┏━━

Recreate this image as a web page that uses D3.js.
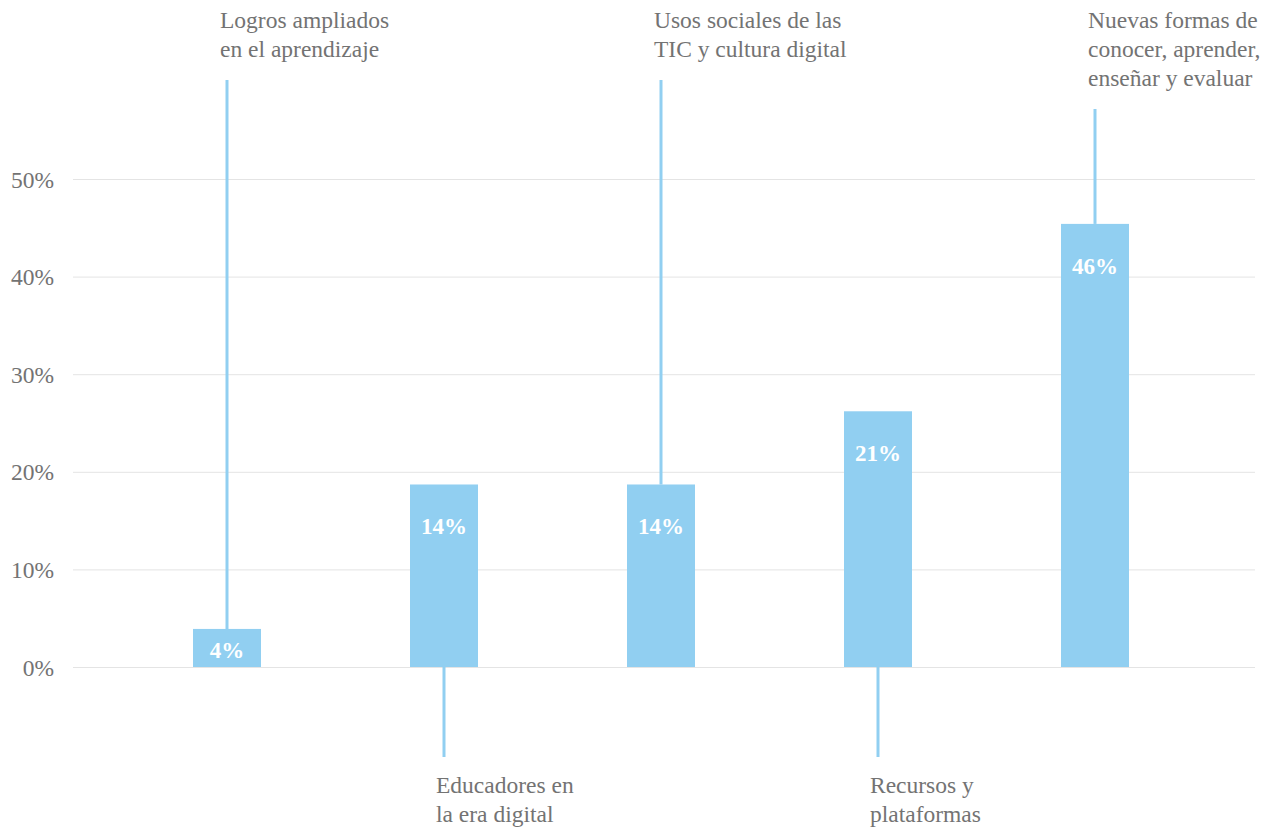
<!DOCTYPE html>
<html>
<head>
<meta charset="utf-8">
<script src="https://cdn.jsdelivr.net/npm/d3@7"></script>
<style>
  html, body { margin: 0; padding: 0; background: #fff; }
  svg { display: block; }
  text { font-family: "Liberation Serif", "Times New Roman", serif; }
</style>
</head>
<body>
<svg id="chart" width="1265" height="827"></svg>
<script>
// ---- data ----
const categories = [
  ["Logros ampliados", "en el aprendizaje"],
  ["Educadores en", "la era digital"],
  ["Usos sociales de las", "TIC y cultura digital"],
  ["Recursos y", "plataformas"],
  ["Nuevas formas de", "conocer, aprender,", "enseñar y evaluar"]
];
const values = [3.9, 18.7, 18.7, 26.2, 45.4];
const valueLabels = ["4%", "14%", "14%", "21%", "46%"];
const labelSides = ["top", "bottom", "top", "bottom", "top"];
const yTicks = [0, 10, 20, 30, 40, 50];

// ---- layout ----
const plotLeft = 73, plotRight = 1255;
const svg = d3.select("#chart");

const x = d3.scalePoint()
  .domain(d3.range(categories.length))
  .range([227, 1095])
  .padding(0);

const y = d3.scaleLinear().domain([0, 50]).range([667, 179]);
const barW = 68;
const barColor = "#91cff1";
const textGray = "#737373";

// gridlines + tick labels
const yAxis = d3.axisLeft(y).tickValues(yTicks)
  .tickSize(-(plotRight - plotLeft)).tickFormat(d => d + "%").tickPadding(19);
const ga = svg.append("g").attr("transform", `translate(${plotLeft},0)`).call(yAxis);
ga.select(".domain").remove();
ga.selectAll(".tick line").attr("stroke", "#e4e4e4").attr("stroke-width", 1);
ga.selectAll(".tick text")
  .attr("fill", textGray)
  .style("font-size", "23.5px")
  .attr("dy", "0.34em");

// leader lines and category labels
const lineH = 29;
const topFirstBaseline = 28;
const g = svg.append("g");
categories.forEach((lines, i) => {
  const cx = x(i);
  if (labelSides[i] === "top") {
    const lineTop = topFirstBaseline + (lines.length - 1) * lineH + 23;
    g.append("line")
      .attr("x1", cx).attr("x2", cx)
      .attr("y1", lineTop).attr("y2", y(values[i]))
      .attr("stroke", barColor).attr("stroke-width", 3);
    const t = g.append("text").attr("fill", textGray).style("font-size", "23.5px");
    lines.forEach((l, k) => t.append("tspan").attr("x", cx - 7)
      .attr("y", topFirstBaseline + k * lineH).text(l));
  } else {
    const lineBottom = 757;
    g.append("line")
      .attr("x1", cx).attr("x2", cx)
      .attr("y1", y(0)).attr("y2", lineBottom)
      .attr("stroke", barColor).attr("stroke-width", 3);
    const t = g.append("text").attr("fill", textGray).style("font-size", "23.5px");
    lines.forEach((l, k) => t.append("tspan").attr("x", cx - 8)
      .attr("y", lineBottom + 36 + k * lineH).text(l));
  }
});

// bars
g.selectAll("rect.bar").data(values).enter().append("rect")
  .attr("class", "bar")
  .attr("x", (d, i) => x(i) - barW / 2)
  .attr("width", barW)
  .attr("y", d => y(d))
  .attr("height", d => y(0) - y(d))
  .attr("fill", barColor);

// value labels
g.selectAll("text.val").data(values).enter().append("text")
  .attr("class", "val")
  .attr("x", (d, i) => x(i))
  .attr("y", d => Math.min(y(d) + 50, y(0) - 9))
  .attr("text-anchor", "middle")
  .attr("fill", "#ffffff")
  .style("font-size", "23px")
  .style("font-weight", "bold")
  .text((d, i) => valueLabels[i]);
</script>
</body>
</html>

┗━━
┏━━

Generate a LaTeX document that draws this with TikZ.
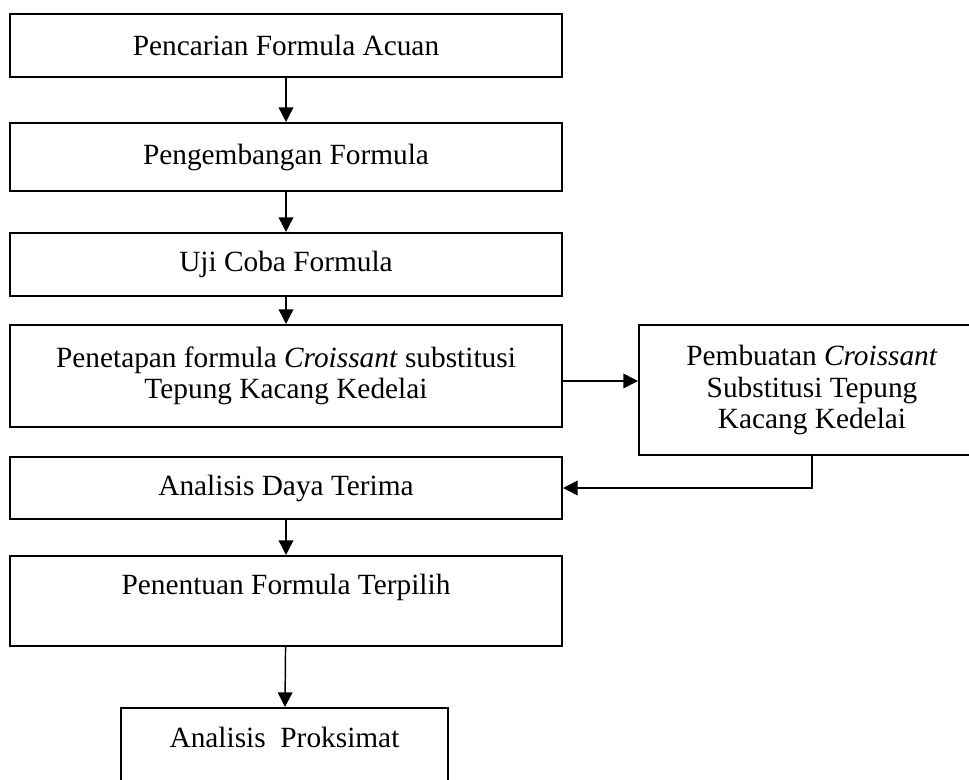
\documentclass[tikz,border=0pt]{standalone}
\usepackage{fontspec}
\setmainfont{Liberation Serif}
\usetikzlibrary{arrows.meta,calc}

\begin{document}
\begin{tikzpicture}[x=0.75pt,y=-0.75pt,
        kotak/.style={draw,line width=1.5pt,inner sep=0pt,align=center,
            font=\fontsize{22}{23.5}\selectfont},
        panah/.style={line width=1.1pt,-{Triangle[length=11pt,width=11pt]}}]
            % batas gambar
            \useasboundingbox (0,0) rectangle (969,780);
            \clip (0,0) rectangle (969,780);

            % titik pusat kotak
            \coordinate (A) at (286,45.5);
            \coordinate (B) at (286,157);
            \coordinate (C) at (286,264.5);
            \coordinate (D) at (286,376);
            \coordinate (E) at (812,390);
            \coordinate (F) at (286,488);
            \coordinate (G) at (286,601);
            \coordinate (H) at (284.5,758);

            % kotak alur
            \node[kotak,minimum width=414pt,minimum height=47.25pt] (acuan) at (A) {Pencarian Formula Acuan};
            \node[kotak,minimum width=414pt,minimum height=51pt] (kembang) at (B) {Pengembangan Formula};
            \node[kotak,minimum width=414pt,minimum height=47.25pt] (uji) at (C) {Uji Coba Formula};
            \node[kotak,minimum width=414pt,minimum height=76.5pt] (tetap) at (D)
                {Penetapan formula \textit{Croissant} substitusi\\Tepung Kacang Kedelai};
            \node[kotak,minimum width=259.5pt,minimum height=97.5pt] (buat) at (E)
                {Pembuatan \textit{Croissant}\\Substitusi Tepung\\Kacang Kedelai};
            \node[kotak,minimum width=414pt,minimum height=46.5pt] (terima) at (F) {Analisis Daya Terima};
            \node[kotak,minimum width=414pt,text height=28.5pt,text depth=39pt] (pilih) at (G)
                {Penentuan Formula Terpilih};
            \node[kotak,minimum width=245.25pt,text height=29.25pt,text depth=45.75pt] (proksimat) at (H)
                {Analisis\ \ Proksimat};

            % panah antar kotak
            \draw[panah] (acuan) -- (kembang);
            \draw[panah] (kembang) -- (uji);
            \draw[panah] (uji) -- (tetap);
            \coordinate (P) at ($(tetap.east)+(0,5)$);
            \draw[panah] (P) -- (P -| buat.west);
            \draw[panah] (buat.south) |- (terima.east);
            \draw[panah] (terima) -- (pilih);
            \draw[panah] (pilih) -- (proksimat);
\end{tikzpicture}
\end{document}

┗━━

The exercise
How many lines in the records above hold the word "that"? Give only the number.

Full answer
2